■ PROVIDED ENTRIES
=====

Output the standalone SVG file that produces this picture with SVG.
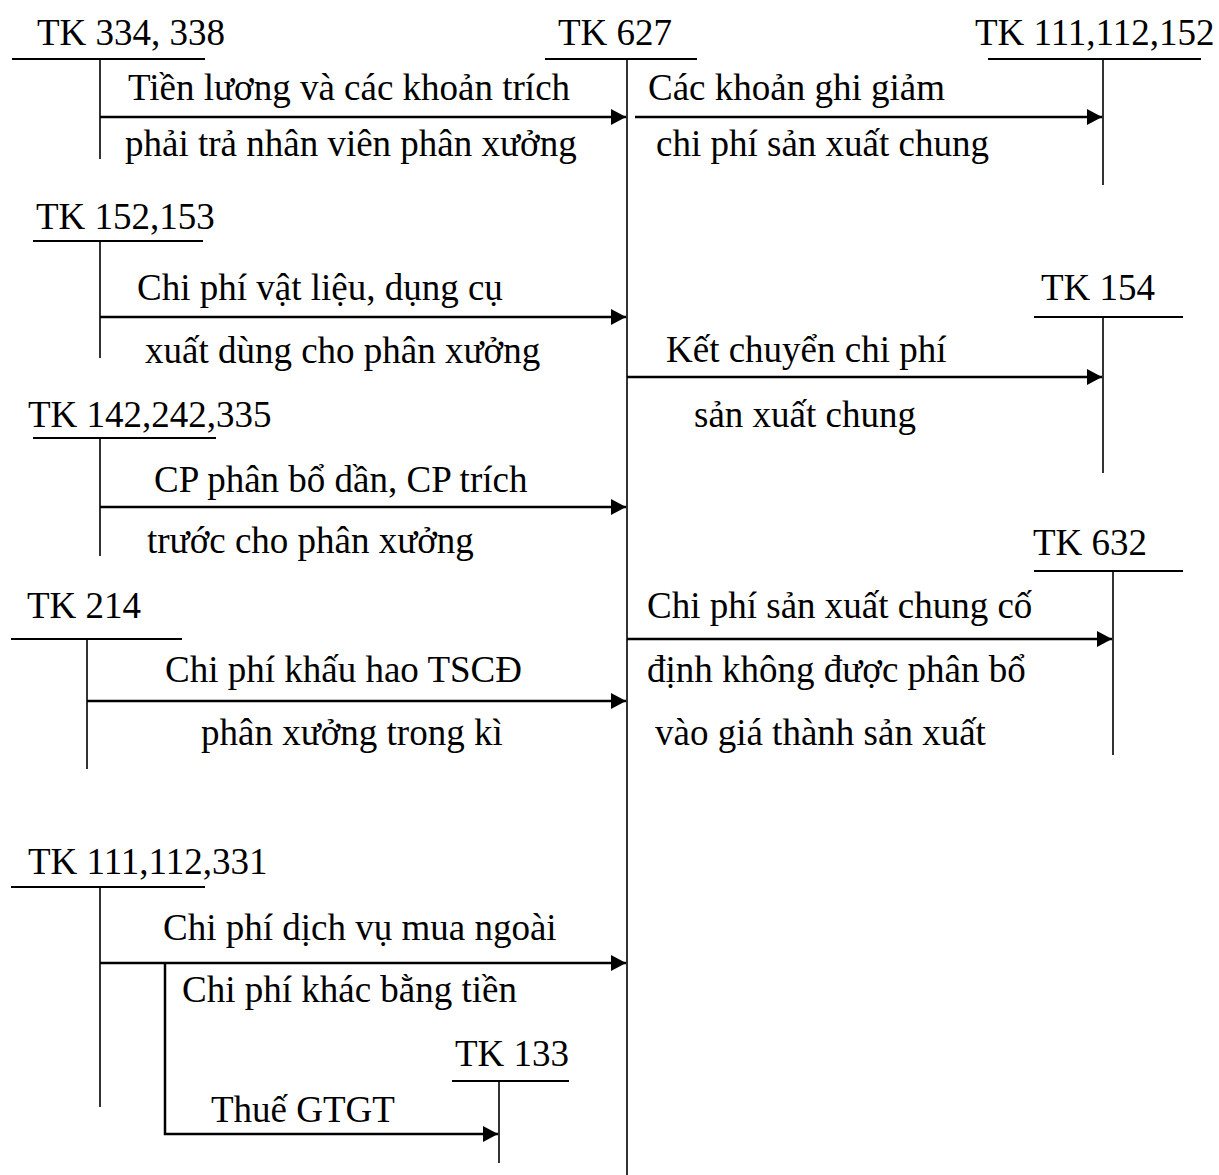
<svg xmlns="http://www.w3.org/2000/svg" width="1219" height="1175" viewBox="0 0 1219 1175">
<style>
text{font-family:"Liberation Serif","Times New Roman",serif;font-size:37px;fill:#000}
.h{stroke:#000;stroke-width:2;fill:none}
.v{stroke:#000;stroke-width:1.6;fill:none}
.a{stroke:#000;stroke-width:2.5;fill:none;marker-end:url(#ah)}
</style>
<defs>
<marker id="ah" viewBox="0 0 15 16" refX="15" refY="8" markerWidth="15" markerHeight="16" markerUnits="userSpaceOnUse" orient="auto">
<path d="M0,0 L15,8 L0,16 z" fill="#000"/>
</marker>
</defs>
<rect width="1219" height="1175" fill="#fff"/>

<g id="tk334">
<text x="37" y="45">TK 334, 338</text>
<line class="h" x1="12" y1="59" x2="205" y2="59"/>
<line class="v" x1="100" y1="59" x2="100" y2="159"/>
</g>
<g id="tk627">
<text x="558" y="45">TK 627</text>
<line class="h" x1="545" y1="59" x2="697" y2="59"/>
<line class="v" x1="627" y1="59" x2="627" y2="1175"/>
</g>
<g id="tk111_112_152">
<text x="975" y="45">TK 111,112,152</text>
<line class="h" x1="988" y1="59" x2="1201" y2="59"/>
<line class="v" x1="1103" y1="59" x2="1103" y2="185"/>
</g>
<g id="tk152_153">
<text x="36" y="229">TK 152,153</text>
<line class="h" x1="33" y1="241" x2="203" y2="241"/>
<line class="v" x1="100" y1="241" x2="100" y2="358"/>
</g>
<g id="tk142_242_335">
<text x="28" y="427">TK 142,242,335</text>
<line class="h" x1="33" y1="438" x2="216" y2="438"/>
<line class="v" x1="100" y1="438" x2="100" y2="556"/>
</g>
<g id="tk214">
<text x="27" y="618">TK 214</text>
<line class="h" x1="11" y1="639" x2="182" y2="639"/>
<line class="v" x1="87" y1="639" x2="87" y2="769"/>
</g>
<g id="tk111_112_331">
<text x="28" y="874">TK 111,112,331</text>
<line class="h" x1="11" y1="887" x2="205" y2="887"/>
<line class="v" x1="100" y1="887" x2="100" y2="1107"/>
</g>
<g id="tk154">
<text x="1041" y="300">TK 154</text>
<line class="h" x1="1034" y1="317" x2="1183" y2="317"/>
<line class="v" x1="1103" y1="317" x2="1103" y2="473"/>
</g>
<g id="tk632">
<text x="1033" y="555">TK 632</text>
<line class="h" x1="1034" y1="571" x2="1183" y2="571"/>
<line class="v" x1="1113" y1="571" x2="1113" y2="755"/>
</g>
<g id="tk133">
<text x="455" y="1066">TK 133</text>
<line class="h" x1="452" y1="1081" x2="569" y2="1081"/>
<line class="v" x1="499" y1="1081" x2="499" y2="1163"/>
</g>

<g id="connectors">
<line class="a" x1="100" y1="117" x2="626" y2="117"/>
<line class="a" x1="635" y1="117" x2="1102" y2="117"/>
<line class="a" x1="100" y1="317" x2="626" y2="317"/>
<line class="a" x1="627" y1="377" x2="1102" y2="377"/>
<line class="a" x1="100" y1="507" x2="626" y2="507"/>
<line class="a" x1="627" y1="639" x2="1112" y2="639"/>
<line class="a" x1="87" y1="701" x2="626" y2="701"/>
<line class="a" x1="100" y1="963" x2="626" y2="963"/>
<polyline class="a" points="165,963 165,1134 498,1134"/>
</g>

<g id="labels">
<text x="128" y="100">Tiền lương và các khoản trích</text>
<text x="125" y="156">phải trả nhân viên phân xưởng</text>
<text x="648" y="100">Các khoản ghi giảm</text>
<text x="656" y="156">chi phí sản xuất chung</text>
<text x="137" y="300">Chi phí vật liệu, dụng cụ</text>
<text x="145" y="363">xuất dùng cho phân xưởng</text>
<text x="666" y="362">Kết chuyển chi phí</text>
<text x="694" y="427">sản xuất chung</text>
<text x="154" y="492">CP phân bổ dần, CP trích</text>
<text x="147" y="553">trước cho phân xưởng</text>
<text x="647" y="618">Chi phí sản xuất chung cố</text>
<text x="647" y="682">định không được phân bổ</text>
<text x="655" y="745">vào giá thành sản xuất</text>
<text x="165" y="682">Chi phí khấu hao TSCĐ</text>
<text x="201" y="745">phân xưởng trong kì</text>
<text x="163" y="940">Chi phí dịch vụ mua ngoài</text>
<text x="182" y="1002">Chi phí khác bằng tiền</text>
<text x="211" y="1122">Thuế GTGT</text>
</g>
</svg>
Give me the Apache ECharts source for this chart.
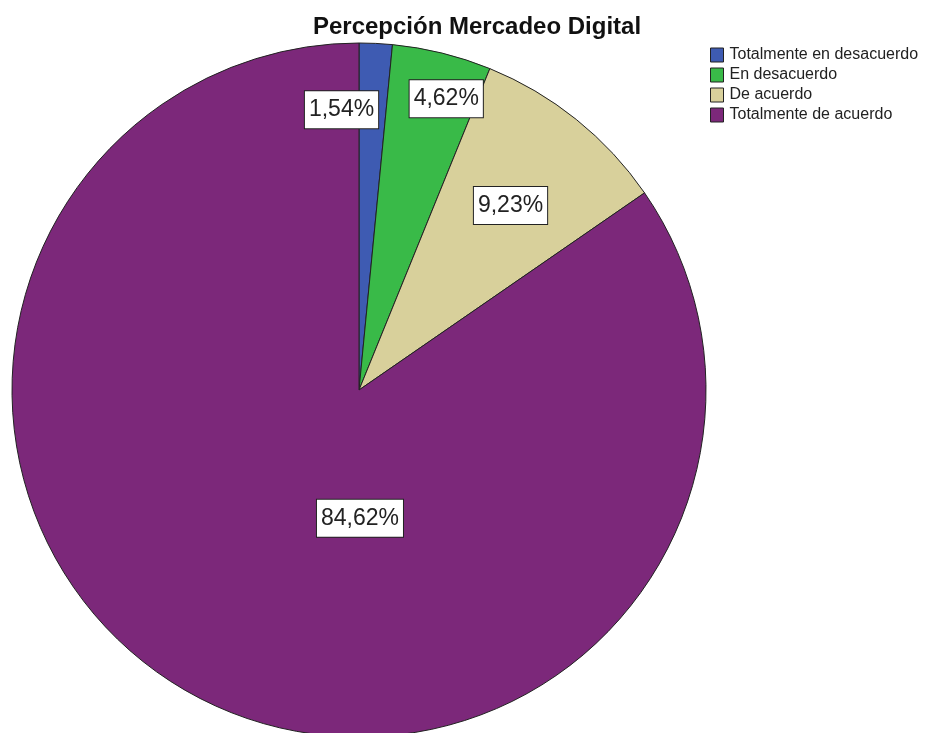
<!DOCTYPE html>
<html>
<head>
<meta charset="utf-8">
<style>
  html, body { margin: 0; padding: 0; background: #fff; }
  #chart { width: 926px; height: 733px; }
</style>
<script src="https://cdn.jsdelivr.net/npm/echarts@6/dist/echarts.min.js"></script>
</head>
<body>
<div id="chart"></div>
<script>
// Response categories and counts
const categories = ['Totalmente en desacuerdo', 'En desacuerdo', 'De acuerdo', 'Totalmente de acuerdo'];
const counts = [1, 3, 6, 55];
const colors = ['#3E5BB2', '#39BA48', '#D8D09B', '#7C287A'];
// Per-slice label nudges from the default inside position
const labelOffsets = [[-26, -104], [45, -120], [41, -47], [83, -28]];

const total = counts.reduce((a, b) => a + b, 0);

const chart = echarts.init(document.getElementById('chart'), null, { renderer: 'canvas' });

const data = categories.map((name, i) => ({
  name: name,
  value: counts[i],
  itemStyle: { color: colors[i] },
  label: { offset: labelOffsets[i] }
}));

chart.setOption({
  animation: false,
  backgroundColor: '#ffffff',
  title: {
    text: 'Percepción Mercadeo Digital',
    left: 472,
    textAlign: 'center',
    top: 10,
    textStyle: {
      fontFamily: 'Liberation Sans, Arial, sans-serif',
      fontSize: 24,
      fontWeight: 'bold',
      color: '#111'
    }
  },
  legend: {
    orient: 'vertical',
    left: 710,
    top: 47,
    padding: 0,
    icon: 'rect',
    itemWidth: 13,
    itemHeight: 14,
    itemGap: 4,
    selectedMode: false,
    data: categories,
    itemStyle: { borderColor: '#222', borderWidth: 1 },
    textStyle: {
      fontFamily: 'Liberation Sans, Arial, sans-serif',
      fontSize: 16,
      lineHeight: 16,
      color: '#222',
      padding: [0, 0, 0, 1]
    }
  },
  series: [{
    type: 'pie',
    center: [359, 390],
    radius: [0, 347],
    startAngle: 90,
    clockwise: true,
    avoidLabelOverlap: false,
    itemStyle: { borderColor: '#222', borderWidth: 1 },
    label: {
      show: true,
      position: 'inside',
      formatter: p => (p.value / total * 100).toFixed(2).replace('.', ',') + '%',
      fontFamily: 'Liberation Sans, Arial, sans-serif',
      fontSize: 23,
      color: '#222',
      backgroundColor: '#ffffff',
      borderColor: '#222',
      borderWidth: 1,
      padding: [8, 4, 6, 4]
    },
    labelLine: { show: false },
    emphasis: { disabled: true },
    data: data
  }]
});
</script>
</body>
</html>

=====

■ WHAT YOU HAVE TO DO
Set the entries down again exactly. Do not include the images.

■ SOLUTION TO THIS EXERCISE
Output the standalone SVG file that produces this picture with SVG.
<svg xmlns="http://www.w3.org/2000/svg" width="1219" height="1175" viewBox="0 0 1219 1175">
<style>
text{font-family:"Liberation Serif","Times New Roman",serif;font-size:37px;fill:#000}
.h{stroke:#000;stroke-width:2;fill:none}
.v{stroke:#000;stroke-width:1.6;fill:none}
.a{stroke:#000;stroke-width:2.5;fill:none;marker-end:url(#ah)}
</style>
<defs>
<marker id="ah" viewBox="0 0 15 16" refX="15" refY="8" markerWidth="15" markerHeight="16" markerUnits="userSpaceOnUse" orient="auto">
<path d="M0,0 L15,8 L0,16 z" fill="#000"/>
</marker>
</defs>
<rect width="1219" height="1175" fill="#fff"/>

<g id="tk334">
<text x="37" y="45">TK 334, 338</text>
<line class="h" x1="12" y1="59" x2="205" y2="59"/>
<line class="v" x1="100" y1="59" x2="100" y2="159"/>
</g>
<g id="tk627">
<text x="558" y="45">TK 627</text>
<line class="h" x1="545" y1="59" x2="697" y2="59"/>
<line class="v" x1="627" y1="59" x2="627" y2="1175"/>
</g>
<g id="tk111_112_152">
<text x="975" y="45">TK 111,112,152</text>
<line class="h" x1="988" y1="59" x2="1201" y2="59"/>
<line class="v" x1="1103" y1="59" x2="1103" y2="185"/>
</g>
<g id="tk152_153">
<text x="36" y="229">TK 152,153</text>
<line class="h" x1="33" y1="241" x2="203" y2="241"/>
<line class="v" x1="100" y1="241" x2="100" y2="358"/>
</g>
<g id="tk142_242_335">
<text x="28" y="427">TK 142,242,335</text>
<line class="h" x1="33" y1="438" x2="216" y2="438"/>
<line class="v" x1="100" y1="438" x2="100" y2="556"/>
</g>
<g id="tk214">
<text x="27" y="618">TK 214</text>
<line class="h" x1="11" y1="639" x2="182" y2="639"/>
<line class="v" x1="87" y1="639" x2="87" y2="769"/>
</g>
<g id="tk111_112_331">
<text x="28" y="874">TK 111,112,331</text>
<line class="h" x1="11" y1="887" x2="205" y2="887"/>
<line class="v" x1="100" y1="887" x2="100" y2="1107"/>
</g>
<g id="tk154">
<text x="1041" y="300">TK 154</text>
<line class="h" x1="1034" y1="317" x2="1183" y2="317"/>
<line class="v" x1="1103" y1="317" x2="1103" y2="473"/>
</g>
<g id="tk632">
<text x="1033" y="555">TK 632</text>
<line class="h" x1="1034" y1="571" x2="1183" y2="571"/>
<line class="v" x1="1113" y1="571" x2="1113" y2="755"/>
</g>
<g id="tk133">
<text x="455" y="1066">TK 133</text>
<line class="h" x1="452" y1="1081" x2="569" y2="1081"/>
<line class="v" x1="499" y1="1081" x2="499" y2="1163"/>
</g>

<g id="connectors">
<line class="a" x1="100" y1="117" x2="626" y2="117"/>
<line class="a" x1="635" y1="117" x2="1102" y2="117"/>
<line class="a" x1="100" y1="317" x2="626" y2="317"/>
<line class="a" x1="627" y1="377" x2="1102" y2="377"/>
<line class="a" x1="100" y1="507" x2="626" y2="507"/>
<line class="a" x1="627" y1="639" x2="1112" y2="639"/>
<line class="a" x1="87" y1="701" x2="626" y2="701"/>
<line class="a" x1="100" y1="963" x2="626" y2="963"/>
<polyline class="a" points="165,963 165,1134 498,1134"/>
</g>

<g id="labels">
<text x="128" y="100">Tiền lương và các khoản trích</text>
<text x="125" y="156">phải trả nhân viên phân xưởng</text>
<text x="648" y="100">Các khoản ghi giảm</text>
<text x="656" y="156">chi phí sản xuất chung</text>
<text x="137" y="300">Chi phí vật liệu, dụng cụ</text>
<text x="145" y="363">xuất dùng cho phân xưởng</text>
<text x="666" y="362">Kết chuyển chi phí</text>
<text x="694" y="427">sản xuất chung</text>
<text x="154" y="492">CP phân bổ dần, CP trích</text>
<text x="147" y="553">trước cho phân xưởng</text>
<text x="647" y="618">Chi phí sản xuất chung cố</text>
<text x="647" y="682">định không được phân bổ</text>
<text x="655" y="745">vào giá thành sản xuất</text>
<text x="165" y="682">Chi phí khấu hao TSCĐ</text>
<text x="201" y="745">phân xưởng trong kì</text>
<text x="163" y="940">Chi phí dịch vụ mua ngoài</text>
<text x="182" y="1002">Chi phí khác bằng tiền</text>
<text x="211" y="1122">Thuế GTGT</text>
</g>
</svg>
Give me the Apache ECharts source for this chart.
<!DOCTYPE html>
<html>
<head>
<meta charset="utf-8">
<style>
  html, body { margin: 0; padding: 0; background: #fff; }
  #chart { width: 926px; height: 733px; }
</style>
<script src="https://cdn.jsdelivr.net/npm/echarts@6/dist/echarts.min.js"></script>
</head>
<body>
<div id="chart"></div>
<script>
// Response categories and counts
const categories = ['Totalmente en desacuerdo', 'En desacuerdo', 'De acuerdo', 'Totalmente de acuerdo'];
const counts = [1, 3, 6, 55];
const colors = ['#3E5BB2', '#39BA48', '#D8D09B', '#7C287A'];
// Per-slice label nudges from the default inside position
const labelOffsets = [[-26, -104], [45, -120], [41, -47], [83, -28]];

const total = counts.reduce((a, b) => a + b, 0);

const chart = echarts.init(document.getElementById('chart'), null, { renderer: 'canvas' });

const data = categories.map((name, i) => ({
  name: name,
  value: counts[i],
  itemStyle: { color: colors[i] },
  label: { offset: labelOffsets[i] }
}));

chart.setOption({
  animation: false,
  backgroundColor: '#ffffff',
  title: {
    text: 'Percepción Mercadeo Digital',
    left: 472,
    textAlign: 'center',
    top: 10,
    textStyle: {
      fontFamily: 'Liberation Sans, Arial, sans-serif',
      fontSize: 24,
      fontWeight: 'bold',
      color: '#111'
    }
  },
  legend: {
    orient: 'vertical',
    left: 710,
    top: 47,
    padding: 0,
    icon: 'rect',
    itemWidth: 13,
    itemHeight: 14,
    itemGap: 4,
    selectedMode: false,
    data: categories,
    itemStyle: { borderColor: '#222', borderWidth: 1 },
    textStyle: {
      fontFamily: 'Liberation Sans, Arial, sans-serif',
      fontSize: 16,
      lineHeight: 16,
      color: '#222',
      padding: [0, 0, 0, 1]
    }
  },
  series: [{
    type: 'pie',
    center: [359, 390],
    radius: [0, 347],
    startAngle: 90,
    clockwise: true,
    avoidLabelOverlap: false,
    itemStyle: { borderColor: '#222', borderWidth: 1 },
    label: {
      show: true,
      position: 'inside',
      formatter: p => (p.value / total * 100).toFixed(2).replace('.', ',') + '%',
      fontFamily: 'Liberation Sans, Arial, sans-serif',
      fontSize: 23,
      color: '#222',
      backgroundColor: '#ffffff',
      borderColor: '#222',
      borderWidth: 1,
      padding: [8, 4, 6, 4]
    },
    labelLine: { show: false },
    emphasis: { disabled: true },
    data: data
  }]
});
</script>
</body>
</html>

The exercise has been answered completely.